The elections for the presidency and the parliament promised by September would be the first since 2006, which preceded the Fatah-Hamas split, according to Bloomberg. Hamas, which controls the Gaza Strip, has already said it won’t take part in elections and that the two factions should settle their differences before elections are held.
“The Palestinian Authority is trying, in a pre-emptive decision, to contain any future protest in the West Bank,” Mkhaimar Abusada, a political scientist at Gaza’s Al-Azhar University, told Bloomberg. “It is trying to say, we welcome any elections, we want elections, and it is Hamas that will not cooperate.”
Hamas took over the Gaza Strip in 2007 and refuses to recognize Palestinian Authority President Mahmoud Abbas as the legitimate leader because his term was set to expire in 2009. His presidency was extended indefinitely to avoid a political vacuum while waiting for new elections. Hamas’s refusal to participate in polling last year “torpedoed” plans to hold general elections then, the Agence France-Presse notes.
Hamas official Fawzi Barhoum called the cabinet shuffle "silly theater" and said Mr. Abbas was only pretending that genuine reform was in the works, according to the Associated Press.
The cabinet dissolution follows the resignation of top Palestinian peace negotiator Saeb Erekat, who has been widely criticized since Qatar-based Al Jazeera news agency leaked the so-called “Palestinian Papers” last month.
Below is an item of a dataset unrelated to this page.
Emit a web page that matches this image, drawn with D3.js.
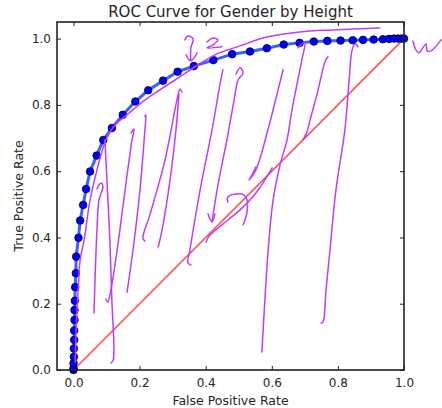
<!DOCTYPE html>
<html>
<head>
<meta charset="utf-8">
<script src="https://cdn.jsdelivr.net/npm/d3@7"></script>
<style>
  body { margin: 0; background: #fff; }
  text { font-family: "DejaVu Sans", sans-serif; fill: #262626; }
</style>
</head>
<body>
<svg id="chart" width="442" height="408"></svg>
<script>
// ROC points
const fpr = [0, 0, 0, 0.001, 0.001, 0.002, 0.002, 0.003, 0.003, 0.004, 0.005, 0.007, 0.008,
  0.015, 0.020, 0.029, 0.038, 0.050, 0.070, 0.090, 0.116, 0.149, 0.187, 0.226, 0.271, 0.315,
  0.364, 0.423, 0.480, 0.534, 0.585, 0.636, 0.684, 0.727, 0.768, 0.808, 0.845, 0.876, 0.908,
  0.936, 0.955, 0.970, 0.982, 0.992, 1.0];
const tpr = [0, 0.005, 0.020, 0.040, 0.065, 0.091, 0.119, 0.151, 0.181, 0.209, 0.250, 0.292, 0.342,
  0.399, 0.451, 0.498, 0.546, 0.599, 0.647, 0.694, 0.730, 0.770, 0.810, 0.844, 0.873, 0.900,
  0.917, 0.935, 0.953, 0.961, 0.971, 0.982, 0.987, 0.991, 0.993, 0.994, 0.995, 0.996, 0.997,
  0.998, 0.999, 1.0, 1.0, 1.0, 1.0];
const chance = [[0, 0], [1, 1]];
const xTicks = [0, 0.2, 0.4, 0.6, 0.8, 1.0];
const yTicks = [0, 0.2, 0.4, 0.6, 0.8, 1.0];

// hand-drawn pen marks on top of the plot, in (fpr, tpr) units
const inkCurve = [[0.005,0.024],[0.008,0.121],[0.014,0.241],[0.020,0.332],[0.032,0.392],[0.050,0.513],
  [0.071,0.604],[0.098,0.694],[0.126,0.740],[0.162,0.770],[0.201,0.803],[0.247,0.836],[0.307,0.875],
  [0.368,0.915],[0.428,0.951],[0.504,0.978],[0.585,1.005],[0.685,1.020],[0.785,1.026],[0.927,1.032]];
const inkStrokes = [
  [[0.071,0.546],[0.083,0.564],[0.089,0.552],[0.077,0.513],[0.071,0.423],[0.065,0.272],[0.062,0.172]],
  [[0.095,0.694],[0.101,0.573],[0.110,0.392],[0.116,0.211],[0.120,0.030],[0.113,0.021]],
  [[0.174,0.715],[0.183,0.727],[0.177,0.694],[0.156,0.543],[0.132,0.362],[0.113,0.241],[0.104,0.205],[0.098,0.214]],
  [[0.216,0.764],[0.219,0.770],[0.216,0.724],[0.201,0.543],[0.180,0.362],[0.162,0.235]],
  [[0.328,0.839],[0.322,0.848],[0.313,0.815],[0.277,0.634],[0.231,0.468],[0.210,0.398],[0.216,0.389]],
  [[0.319,0.833],[0.310,0.724],[0.292,0.573],[0.268,0.423],[0.256,0.371]],
  [[0.452,0.906],[0.443,0.860],[0.419,0.724],[0.383,0.543],[0.352,0.362],[0.346,0.323],[0.355,0.317]],
  [[0.492,0.893],[0.504,0.912],[0.513,0.896],[0.498,0.875],[0.486,0.815],[0.464,0.694],[0.437,0.558],[0.419,0.447]],
  [[0.407,0.471],[0.419,0.447],[0.428,0.471]],
  [[0.634,0.906],[0.619,0.845],[0.588,0.724],[0.552,0.604],[0.531,0.573],[0.540,0.589],[0.552,0.613]],
  [[0.679,0.972],[0.700,0.990],[0.691,0.936],[0.661,0.785],[0.646,0.694],[0.625,0.619],[0.604,0.513],
   [0.589,0.362],[0.579,0.211],[0.570,0.054]],
  [[0.770,0.945],[0.761,0.930],[0.740,0.845],[0.716,0.755],[0.703,0.709],[0.694,0.694],[0.703,0.712]],
  [[0.861,0.975],[0.852,0.984],[0.843,0.966],[0.834,0.875],[0.821,0.724],[0.794,0.543],[0.776,0.362],
   [0.764,0.241],[0.755,0.145],[0.749,0.142]],
  [[0.401,0.386],[0.410,0.404],[0.449,0.438],[0.504,0.483],[0.552,0.534],[0.601,0.610]],
  [[0.467,0.507],[0.467,0.522],[0.492,0.531],[0.516,0.528],[0.525,0.513],[0.525,0.477],[0.519,0.453],[0.513,0.438]],
  [[1.027,0.993],[1.036,0.966],[1.045,0.957],[1.057,0.972],[1.067,0.984],[1.070,0.963],[1.082,0.963],[1.112,0.996]],
  [[0.337,0.996],[0.346,1.008],[0.362,0.999],[0.355,0.972],[0.355,0.933]],
  [[0.340,0.951],[0.355,0.933],[0.374,0.957]],
  [[0.404,0.990],[0.422,1.002],[0.437,0.996],[0.422,0.981],[0.404,0.972],[0.449,0.975]]
];

const svg = d3.select("#chart");
const margin = { top: 22, right: 38, bottom: 38, left: 57 };
const width = 442, height = 408;

const x = d3.scaleLinear().domain([-0.05, 1.0]).range([margin.left, width - margin.right]);
const y = d3.scaleLinear().domain([0, 1.05]).range([height - margin.bottom, margin.top]);

const pw = x.range()[1] - x.range()[0];
const ph = y.range()[0] - y.range()[1];

// axes: classic matplotlib, ticks pointing inward on all four sides
const fmt = d3.format(".1f");
const axB = svg.append("g").attr("transform", `translate(0,${y(0)})`)
  .call(d3.axisBottom(x).tickValues(xTicks).tickFormat(fmt).tickSizeInner(-4).tickSizeOuter(0).tickPadding(8));
const axT = svg.append("g").attr("transform", `translate(0,${y(1.05)})`)
  .call(d3.axisTop(x).tickValues(xTicks).tickFormat("").tickSizeInner(-4).tickSizeOuter(0));
const axL = svg.append("g").attr("transform", `translate(${x(-0.05)},0)`)
  .call(d3.axisLeft(y).tickValues(yTicks).tickFormat(fmt).tickSizeInner(-4).tickSizeOuter(0).tickPadding(6));
const axR = svg.append("g").attr("transform", `translate(${x(1.0)},0)`)
  .call(d3.axisRight(y).tickValues(yTicks).tickFormat("").tickSizeInner(-4).tickSizeOuter(0));
[axB, axT, axL, axR].forEach(g => {
  g.select(".domain").remove();
  g.selectAll(".tick line").attr("stroke", "#222").attr("stroke-width", 1);
  g.selectAll(".tick text").style("font-size", "12px").attr("fill", "#262626");
});

// red chance line
const line = d3.line().x(d => x(d[0])).y(d => y(d[1]));
svg.append("path").datum(chance).attr("d", line)
  .attr("fill", "none").attr("stroke", "#ff5050").attr("stroke-width", 1.6);

// ROC curve
const pts = fpr.map((f, i) => [f, tpr[i]]);
svg.append("path").datum(pts).attr("d", line)
  .attr("fill", "none").attr("stroke", "#3f5fff").attr("stroke-width", 3);
svg.selectAll("circle.roc").data(pts).join("circle").attr("class", "roc")
  .attr("cx", d => x(d[0])).attr("cy", d => y(d[1])).attr("r", 3.8)
  .attr("fill", "#0000ff").attr("stroke", "#00002a").attr("stroke-width", 0.8);

// frame
svg.append("rect").attr("x", x(-0.05)).attr("y", y(1.05)).attr("width", pw).attr("height", ph)
  .attr("fill", "none").attr("stroke", "#222").attr("stroke-width", 1.6);

// pen marks
const ink = d3.line().x(d => x(d[0])).y(d => y(d[1])).curve(d3.curveCatmullRom);
[inkCurve, ...inkStrokes].forEach(s => {
  svg.append("path").datum(s).attr("d", ink)
    .attr("fill", "none").attr("stroke", "#bf3cff").attr("stroke-width", 1.5)
    .attr("stroke-linecap", "round").attr("stroke-linejoin", "round");
});

// title and axis labels
svg.append("text").attr("x", (x.range()[0] + x.range()[1]) / 2).attr("y", 16.5)
  .attr("text-anchor", "middle").style("font-size", "15px").text("ROC Curve for Gender by Height");
svg.append("text").attr("x", (x.range()[0] + x.range()[1]) / 2).attr("y", 405)
  .attr("text-anchor", "middle").style("font-size", "12.5px").text("False Positive Rate");
svg.append("text").attr("transform", `translate(23,${(y.range()[0] + y.range()[1]) / 2}) rotate(-90)`)
  .attr("text-anchor", "middle").style("font-size", "12.5px").text("True Positive Rate");
</script>
</body>
</html>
The documents, which come from years of Israeli-Palestinian peace negotiations, show the Palestinians offering surprisingly large concessions to Israelis, including allowing settlements in East Jerusalem to remain and limiting the return of Palestinian refugees to what is now Israel. The Palestinian Authority did not publicly concede those issues.
"I can't advocate accountability and transparency all my life and then comes the biggest breach in Palestinian national security – the stealing of the documents from my office – and let it be business as usual,'' Mr. Erekat told the Christian Science Monitor. ''What I want to do is plant the seeds for the future of Palestinian officials. When officials make mistakes, they are out.''
The BBC writes that the call for elections seem to be an effort from Palestinian leaders to show they are responding to popular uprisings in Egypt and Tunisia. But it adds that Hamas has already spurned the elections by saying that Abbas does not have legitimacy and that the polling is an attempt to divert attention from revelations in the "Palestinian Papers."